Chicken Tikka Masala + Sautéed Greens

Posted by Danika Brysha on

ALL RECIPES ARE: WHOLE30* AND PALEO-FRIENDLY; WE USE NO GRAINS, GLUTEN, DAIRY, SOY, REFINED OR ADDED SUGAR, OR ARTIFICIAL INGREDIENTS IN ANY OF OUR MEALS OR RECIPES. EVER.
Tikka Masala is a fun word to say. But what does it mean? For the most part it means small pieces of marinated meat. When I was looking into the history of the dish, I found out there is a bit of controversy surrounding its origin. Most of us would assume this recipe originated in India, but it seems it might have been created in Great Britain by accident. Some of my best recipes were complete accidents so I can get down with that.

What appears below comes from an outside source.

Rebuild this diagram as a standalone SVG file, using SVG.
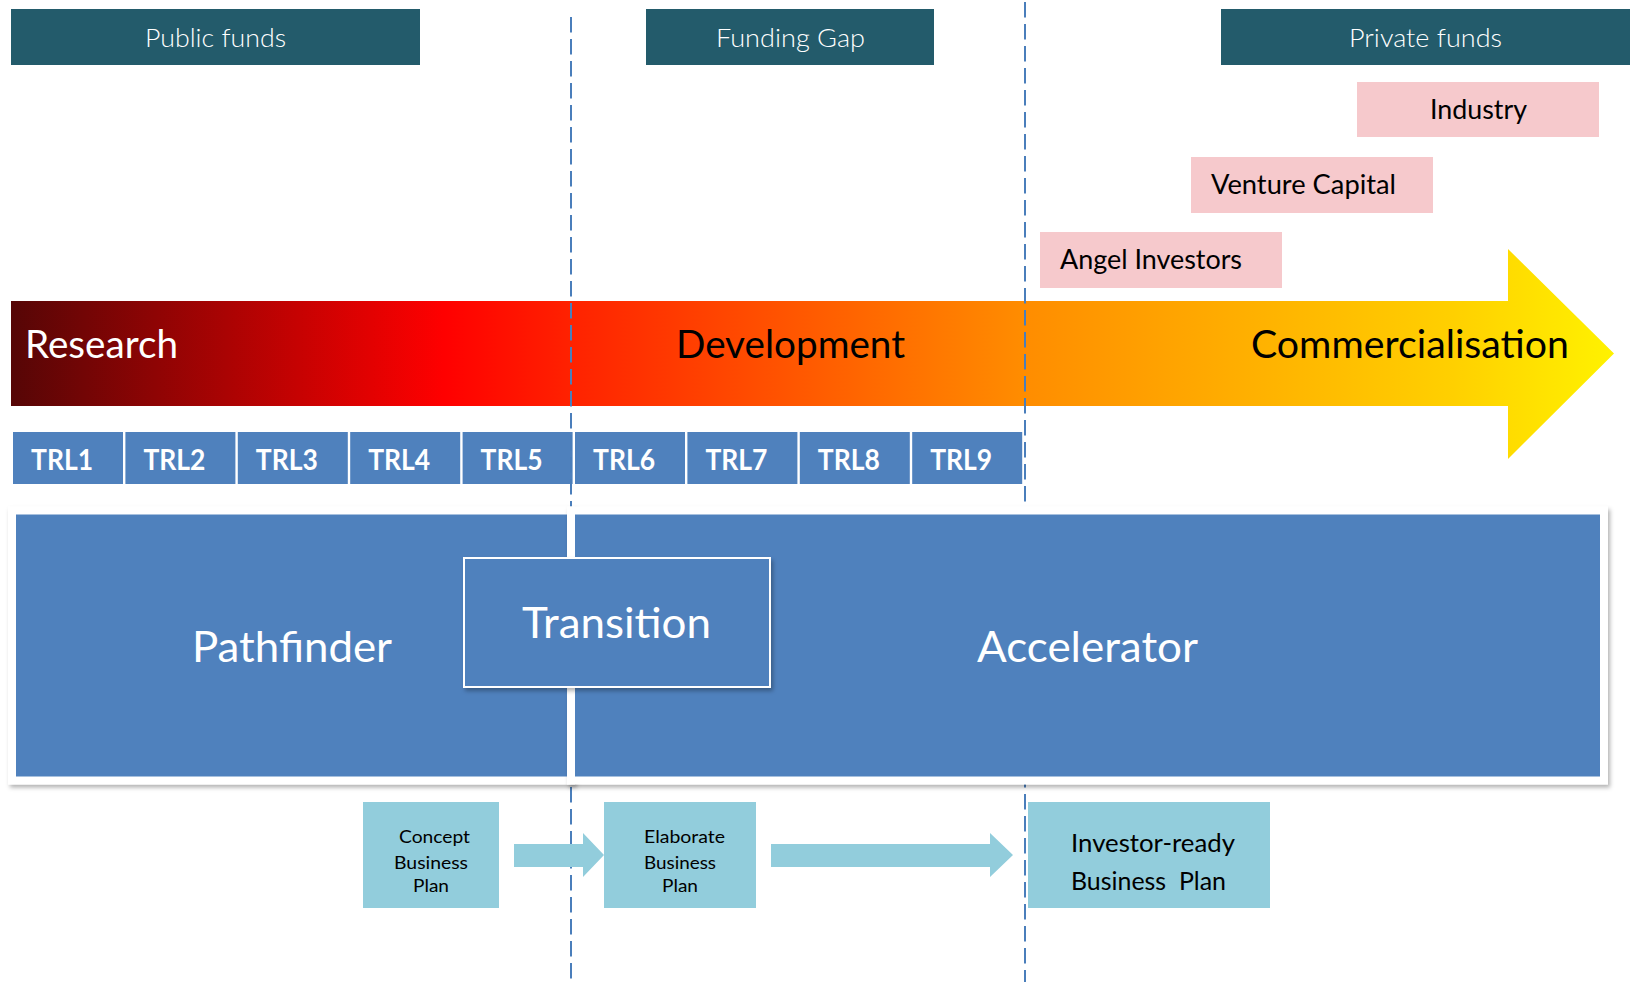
<svg xmlns="http://www.w3.org/2000/svg" width="1635" height="982" viewBox="0 0 1635 982">
<style>
text{font-family:Lato,"Open Sans","Liberation Sans",sans-serif}
.hdr{fill:#235b6b}
.hdrt{fill:#ffffff;font-size:25px;font-weight:300}
.pink{fill:#f6c9cc}
.pinkt{fill:#000000;font-size:26px}
.trl{fill:#4f81bd}
.trlt{fill:#ffffff;font-size:28.5px;font-weight:bold}
.big{fill:#4f81bd;stroke:#ffffff;stroke-width:8}
.bigt{fill:#ffffff;font-size:42px}
.lb{fill:#92cddc}
.lbt{fill:#000000;font-size:17px}
.lbt2{fill:#000000;font-size:25px}
.phase{font-size:38px}
.dash{stroke:#4a7ebb;stroke-width:2;stroke-dasharray:15.5 6.5;fill:none}
</style>
<defs>
<linearGradient id="grad" gradientUnits="userSpaceOnUse" x1="11" y1="0" x2="1614" y2="0">
<stop offset="0" stop-color="#560606"/>
<stop offset="0.27" stop-color="#ff0000"/>
<stop offset="0.35" stop-color="#ff2200"/>
<stop offset="0.63" stop-color="#ff8c00"/>
<stop offset="0.9" stop-color="#ffd000"/>
<stop offset="1" stop-color="#fff200"/>
</linearGradient>
<filter id="sh" x="-5%" y="-5%" width="110%" height="115%">
<feDropShadow dx="2" dy="3" stdDeviation="2" flood-color="#000000" flood-opacity="0.3"/>
</filter>
</defs>

<g id="header-public"><rect class="hdr" x="11" y="9" width="409" height="56"/><text class="hdrt" x="145" y="47" textLength="141" lengthAdjust="spacingAndGlyphs">Public funds</text></g>
<g id="header-gap"><rect class="hdr" x="646" y="9" width="288" height="56"/><text class="hdrt" x="716" y="47" textLength="149" lengthAdjust="spacingAndGlyphs">Funding Gap</text></g>
<g id="header-private"><rect class="hdr" x="1221" y="9" width="409" height="56"/><text class="hdrt" x="1349" y="47" textLength="153" lengthAdjust="spacingAndGlyphs">Private funds</text></g>

<g id="industry"><rect class="pink" x="1357" y="82" width="242" height="55"/><text class="pinkt" x="1430" y="119" textLength="97" lengthAdjust="spacingAndGlyphs">Industry</text></g>
<g id="venture"><rect class="pink" x="1191" y="157" width="242" height="56"/><text class="pinkt" x="1211" y="194" textLength="185" lengthAdjust="spacingAndGlyphs">Venture Capital</text></g>
<g id="angel"><rect class="pink" x="1040" y="232" width="242" height="56"/><text class="pinkt" x="1060" y="269" textLength="182" lengthAdjust="spacingAndGlyphs">Angel Investors</text></g>

<g id="phase-arrow">
<path d="M11,301 L1508,301 L1508,249 L1614,353.5 L1508,459 L1508,406 L11,406 Z" fill="url(#grad)"/>
<text class="phase" x="25" y="358" fill="#ffffff" textLength="153" lengthAdjust="spacingAndGlyphs">Research</text>
<text class="phase" x="676" y="358" fill="#000000" textLength="229" lengthAdjust="spacingAndGlyphs">Development</text>
<text class="phase" x="1251" y="358" fill="#000000" textLength="318" lengthAdjust="spacingAndGlyphs">Commercialisation</text>
</g>

<g id="trl1"><rect class="trl" x="13" y="432" width="110" height="52"/><text class="trlt" x="31" y="470" textLength="62" lengthAdjust="spacingAndGlyphs">TRL1</text></g>
<g id="trl2"><rect class="trl" x="125.4" y="432" width="110" height="52"/><text class="trlt" x="143.4" y="470" textLength="62" lengthAdjust="spacingAndGlyphs">TRL2</text></g>
<g id="trl3"><rect class="trl" x="237.8" y="432" width="110" height="52"/><text class="trlt" x="255.8" y="470" textLength="62" lengthAdjust="spacingAndGlyphs">TRL3</text></g>
<g id="trl4"><rect class="trl" x="350.2" y="432" width="110" height="52"/><text class="trlt" x="368.2" y="470" textLength="62" lengthAdjust="spacingAndGlyphs">TRL4</text></g>
<g id="trl5"><rect class="trl" x="462.6" y="432" width="110" height="52"/><text class="trlt" x="480.6" y="470" textLength="62" lengthAdjust="spacingAndGlyphs">TRL5</text></g>
<g id="trl6"><rect class="trl" x="575" y="432" width="110" height="52"/><text class="trlt" x="593" y="470" textLength="62" lengthAdjust="spacingAndGlyphs">TRL6</text></g>
<g id="trl7"><rect class="trl" x="687.4" y="432" width="110" height="52"/><text class="trlt" x="705.4" y="470" textLength="62" lengthAdjust="spacingAndGlyphs">TRL7</text></g>
<g id="trl8"><rect class="trl" x="799.8" y="432" width="110" height="52"/><text class="trlt" x="817.8" y="470" textLength="62" lengthAdjust="spacingAndGlyphs">TRL8</text></g>
<g id="trl9"><rect class="trl" x="912.2" y="432" width="110" height="52"/><text class="trlt" x="930.2" y="470" textLength="62" lengthAdjust="spacingAndGlyphs">TRL9</text></g>

<g id="dividers">
<line class="dash" x1="571" y1="17" x2="571" y2="982"/>
<line class="dash" x1="1025" y1="2" x2="1025" y2="982"/>
</g>

<g id="pathfinder"><rect class="big" x="12" y="510.5" width="559" height="270" filter="url(#sh)"/><text class="bigt" x="192" y="662" textLength="200" lengthAdjust="spacingAndGlyphs">Pathfinder</text></g>
<g id="accelerator"><rect class="big" x="571" y="510.5" width="1033" height="270" filter="url(#sh)"/><text class="bigt" x="977" y="662" textLength="221" lengthAdjust="spacingAndGlyphs">Accelerator</text></g>
<g id="transition"><rect x="464" y="558" width="306" height="129" fill="#4f81bd" stroke="#ffffff" stroke-width="2" filter="url(#sh)"/><text class="bigt" x="522" y="638" textLength="189" lengthAdjust="spacingAndGlyphs">Transition</text></g>

<g id="connectors">
<path class="lb" d="M514,844 L583,844 L583,833 L604,855 L583,877 L583,867 L514,867 Z"/>
<path class="lb" d="M771,844 L990,844 L990,833 L1013,855 L990,877 L990,867 L771,867 Z"/>
</g>

<g id="concept"><rect class="lb" x="363" y="802" width="136" height="106"/>
<text class="lbt" x="399" y="843" textLength="71" lengthAdjust="spacingAndGlyphs">Concept</text>
<text class="lbt" x="394" y="869" textLength="74" lengthAdjust="spacingAndGlyphs">Business</text>
<text class="lbt" x="413" y="892" textLength="36" lengthAdjust="spacingAndGlyphs">Plan</text></g>
<g id="elaborate"><rect class="lb" x="604" y="802" width="152" height="106"/>
<text class="lbt" x="644" y="843" textLength="81" lengthAdjust="spacingAndGlyphs">Elaborate</text>
<text class="lbt" x="644" y="869" textLength="72" lengthAdjust="spacingAndGlyphs">Business</text>
<text class="lbt" x="662" y="892" textLength="36" lengthAdjust="spacingAndGlyphs">Plan</text></g>
<g id="investor"><rect class="lb" x="1028" y="802" width="242" height="106"/>
<text class="lbt2" x="1071" y="852" textLength="164" lengthAdjust="spacingAndGlyphs">Investor-ready</text>
<text class="lbt2" x="1071" y="890" textLength="155" lengthAdjust="spacingAndGlyphs" xml:space="preserve">Business  Plan</text></g>
</svg>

Bangladeshi chefs have been cooking chicken in Tandoor ovens for more than 5,000 years, but the addition of tomato, spices and cream seems to have come much later. According to folklore, a British gentleman sometime in the 1960s, decided his Chicken Tikka was too dry and demanded a better dish. The chef tossed in a can of Campbell’s tomato soup, sprinkled some spices and added a dollop of yogurt to the dish and behold, Chicken Tikka Masala.
   
The Ali family, owners of Shish Mahal restaurant in Glasgow claim they came up with the creamy, mildly spicy chicken in the 1970s to please the Scots. Bravo Ali Family.
Another theory is that Chicken Tikka Masala was created in British India as a toned down recipe to please the "bland British palette". Regardless of its origin, the taste is pleasing to us and the adaptation into a Whole30 friendly recipe by our talented chef's is even more pleasing!
Serves 2
*use organic ingredients whenever possible*
chicken tikka masala 
2 chicken leg and thighs
1/3 cup tomato puree
1/2 finely chopped yellow onion
3 minced garlic cloves
1 1/2 tsp cumin
1 tsp coriander
1/2 tsp mace
1/2 tsp green cardamom
1/2 tsp turmeric
dash of clove, nutmeg and cinnamon 
salt to taste
1/4 cup crushed raw cashew
sautéed greens 
1 bunch kale
1 bunch beet greens
2 TBSP ghee
1 minced garlic clove
For the chicken: Preheat oven to 400 degrees. Start by creating your masala. Place all spices, salt and cashews into a food processor and blend until a rustic flour forms. Place tomato puree, onion, garlic and spice mix into a large bowl and mix together. Add chicken to the bowl and coat with mixture. Lay chicken into a baking dish and place into the oven for 15 to 20 minutes.
For the greens: Heat ghee in a sauté pan over medium heat. Add your minced garlic and stir for a minute. You can leave your greens whole or chop them up, depending on your preference. Place the greens into the pan and sauté for 3 to 4 minutes, just until wilted.